With Sonoff ZBB is more then likely is happening then WiFi is also active then the broadcast is being done. Then the question is shall it being logged of the coordinator that is having problem with broadcast or only ignoring it ?

Also Sonoff have not implanting Zigbee / BT / WiFi coexistence that is recommended by Silabs and is making the different radios is not active at the same time (hard and software request of sending slots).

puddly commented 1 year ago

After have sending the frame is the router listening if all the 5 neighbors is "relying" the broadcast and if only 4 of 5 is doing it the Zigbee stack is raising one delivery error.

That is very interesting, I wasn't aware broadcasts had an ACK-like feature. Does this happen even after an EmberZNet reset? Or is the stack keeping track of routers internally?

MattWestb commented 1 year ago

Was only finding one good description from Atmel how BitCloud is doing it but it shall being the same for all other implanted Zigbee stacks. https://ww1.microchip.com/downloads/en/Appnotes/Atmel-42687-ZigBee-Broadcast-Message-Handling-and-Implementation-in-BitCloud-SDK_AT14615_ApplicationNote.pdf

I think (=not knowing) all neighbor and router table is being lost then the chip is rebooted and the stack i building them son as possible for getting the network working OK.

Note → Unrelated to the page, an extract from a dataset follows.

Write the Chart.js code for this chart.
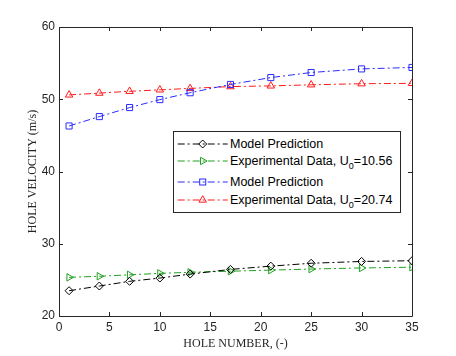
<!DOCTYPE html>
<html><head><meta charset="utf-8">
<script src="https://cdn.jsdelivr.net/npm/chart.js@4/dist/chart.umd.min.js"></script>
<style>
html,body{margin:0;padding:0;background:#fff;}
#wrap{position:relative;width:456px;height:356px;}
#legend{position:absolute;left:173px;top:131px;width:226px;height:80px;border:1px solid #262626;background:#fff;font-family:"Liberation Sans",Arial,sans-serif;font-size:12.5px;color:#000;}
.row{position:absolute;left:0;height:18px;line-height:18px;white-space:nowrap;}
.row svg{position:absolute;left:0;top:0;}
.row span{position:absolute;left:56px;top:0;}
sub{font-size:9px;vertical-align:-4px;line-height:0;}
</style></head>
<body><div id="wrap"><canvas id="c" width="456" height="356"></canvas><div id="legend"></div></div>
<script>
const holes = [1, 4, 7, 10, 13, 17, 21, 25, 30, 35];
const modelLow = [23.5, 24.15, 24.8, 25.25, 25.8, 26.45, 26.9, 27.3, 27.55, 27.65];
const expLow = [25.35, 25.5, 25.7, 25.9, 26.05, 26.2, 26.35, 26.5, 26.65, 26.75];
const modelHigh = [46.3, 47.6, 48.85, 49.95, 50.9, 52.05, 53.0, 53.7, 54.2, 54.4];
const expHigh = [50.6, 50.85, 51.1, 51.3, 51.5, 51.75, 51.85, 52.0, 52.15, 52.2];
const seriesNames = ["Model Prediction", "Experimental Data, U<sub>0</sub>=10.56", "Model Prediction", "Experimental Data, U<sub>0</sub>=20.74"];
const xTitle = "HOLE NUMBER, (-)";
const yTitle = "HOLE VELOCITY (m/s)";

const dash = [7, 3, 2, 3];
const colors = ["#000000", "#1fa01f", "#2b2bff", "#ff1a1a"];
const styles = [
  {pointStyle: 'rectRot', r: 4, rot: 0},
  {pointStyle: 'triangle', r: 4.3, rot: 90},
  {pointStyle: 'rect', r: 4.3, rot: 0},
  {pointStyle: 'triangle', r: 4.3, rot: 0}
];
const vals = [modelLow, expLow, modelHigh, expHigh];

function mk(i) {
  return {
    label: seriesNames[i].replace(/<\/?sub>/g, ''),
    data: holes.map((h, k) => ({x: h, y: vals[i][k]})),
    borderColor: colors[i],
    backgroundColor: 'rgba(0,0,0,0)',
    pointBackgroundColor: 'rgba(0,0,0,0)',
    pointBorderColor: colors[i],
    borderWidth: 1,
    borderDash: dash,
    pointStyle: styles[i].pointStyle,
    pointRadius: styles[i].r,
    pointRotation: styles[i].rot,
    pointBorderWidth: 1,
    tension: 0
  };
}

const axisColor = '#262626';
const boxPlugin = {
  id: 'box',
  afterDatasetsDraw(chart) {
    const {ctx, chartArea: a, scales} = chart;
    ctx.save();
    ctx.strokeStyle = axisColor;
    ctx.lineWidth = 1;
    ctx.beginPath();
    ctx.rect(Math.round(a.left) + 0.5, Math.round(a.top) + 0.5, Math.round(a.right - a.left), Math.round(a.bottom - a.top));
    const L = 4;
    scales.x.ticks.forEach(t => {
      const px = Math.round(scales.x.getPixelForValue(t.value)) + 0.5;
      ctx.moveTo(px, a.bottom); ctx.lineTo(px, a.bottom - L);
      ctx.moveTo(px, a.top); ctx.lineTo(px, a.top + L);
    });
    scales.y.ticks.forEach(t => {
      const py = Math.round(scales.y.getPixelForValue(t.value)) + 0.5;
      ctx.moveTo(a.left, py); ctx.lineTo(a.left + L, py);
      ctx.moveTo(a.right, py); ctx.lineTo(a.right - L, py);
    });
    ctx.stroke();
    ctx.restore();
  }
};

new Chart(document.getElementById('c'), {
  type: 'line',
  data: {datasets: [0, 1, 2, 3].map(mk)},
  plugins: [boxPlugin],
  options: {
    responsive: false,
    animation: false,
    events: [],
    layout: {padding: {top: 27, right: 44, left: 0, bottom: 0}},
    plugins: {legend: {display: false}, tooltip: {enabled: false}},
    scales: {
      x: {
        type: 'linear', min: 0, max: 35,
        ticks: {stepSize: 5, color: axisColor, padding: 4, font: {family: '"Liberation Sans", Arial', size: 12}, maxRotation: 0},
        grid: {display: false, drawTicks: false, tickLength: 0}, border: {display: false},
        title: {display: true, text: xTitle, color: axisColor, font: {family: '"Liberation Serif", "Times New Roman"', size: 12}, padding: {top: 0, bottom: 5}},
        afterFit(s) { s.height = 40; }
      },
      y: {
        type: 'linear', min: 20, max: 60,
        ticks: {stepSize: 10, color: axisColor, padding: 4, font: {family: '"Liberation Sans", Arial', size: 12}},
        grid: {display: false, drawTicks: false, tickLength: 0}, border: {display: false},
        title: {display: true, text: yTitle, color: axisColor, font: {family: '"Liberation Serif", "Times New Roman"', size: 12}, padding: {top: 26, bottom: 0}},
        afterFit(s) { s.width = 59; }
      }
    }
  }
});

// HTML legend
const rowCenters = [11.7, 29, 50, 68];
const lg = document.getElementById('legend');
for (let i = 0; i < 4; i++) {
  const row = document.createElement('div');
  row.className = 'row';
  row.style.top = (rowCenters[i] - 9) + 'px';
  row.style.width = '226px';
  const c = colors[i];
  const cx = 28.7, cy = 9;
  let marker = '';
  if (i === 0) marker = `<polygon points="${cx},${cy-4} ${cx+4},${cy} ${cx},${cy+4} ${cx-4},${cy}" fill="none" stroke="${c}"/>`;
  if (i === 1) marker = `<polygon points="${cx+4.3},${cy} ${cx-2.15},${cy-3.7} ${cx-2.15},${cy+3.7}" fill="none" stroke="${c}"/>`;
  if (i === 2) marker = `<rect x="${cx-3}" y="${cy-3}" width="6" height="6" fill="none" stroke="${c}"/>`;
  if (i === 3) marker = `<polygon points="${cx},${cy-4.3} ${cx+3.7},${cy+2.15} ${cx-3.7},${cy+2.15}" fill="none" stroke="${c}"/>`;
  row.innerHTML = `<svg width="56" height="18"><line x1="3.7" y1="${cy}" x2="53.7" y2="${cy}" stroke="${c}" stroke-width="1" stroke-dasharray="${dash.join(' ')}"/>${marker}</svg><span>${seriesNames[i]}</span>`;
  lg.appendChild(row);
}
</script>
</body></html>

MattWestb commented 1 year ago

Then you have reading how the mechanism is working and consider different Zigbee stack is doing things little different we have one old problem that some is fixing in the firmware and other not. If one broadcast frame is not being passive acked OK its being resent by the sender is repeating it with the same TSN = OK.

Then one coordinator is one router with TC its forwarding the broadcast to the host. EZSP is not doing any filtering and we is getting more identical frames with the same TSN to the host and i think TI is filtering it in the NCP firmware and its only getting one frame with the TSN.

Some very exentric devices (IKEA Styrbar and Symponisk with old firmware) is sending commands with broadcast and also unicast that is identical (same TSN) and is not so easy for the user filtering in HA and debunse in HA is making all slow and cant processing commands fast like multi singe clicks).

My suggestion is implanting frame filtering with the same TSN and command type in the radio lib for radios that need it or in Zigpy for all and we is getting many strange problems fixed also some that is coming in the future.

MattWestb commented 1 year ago

One more thing: I think some old not Zigbee PRO stack (ZLL and HA 1.X) is not using passive ack and is sending all broadcast frames 3 times to its neighbors (and is considered OK sent) and if its one ZB3 / PRO stack in the neighbor its only reseeding one copy of the 3 frame received if its being OK passive acked so its working OK with "mixed" system but is generating more broadcast frames in the mesh.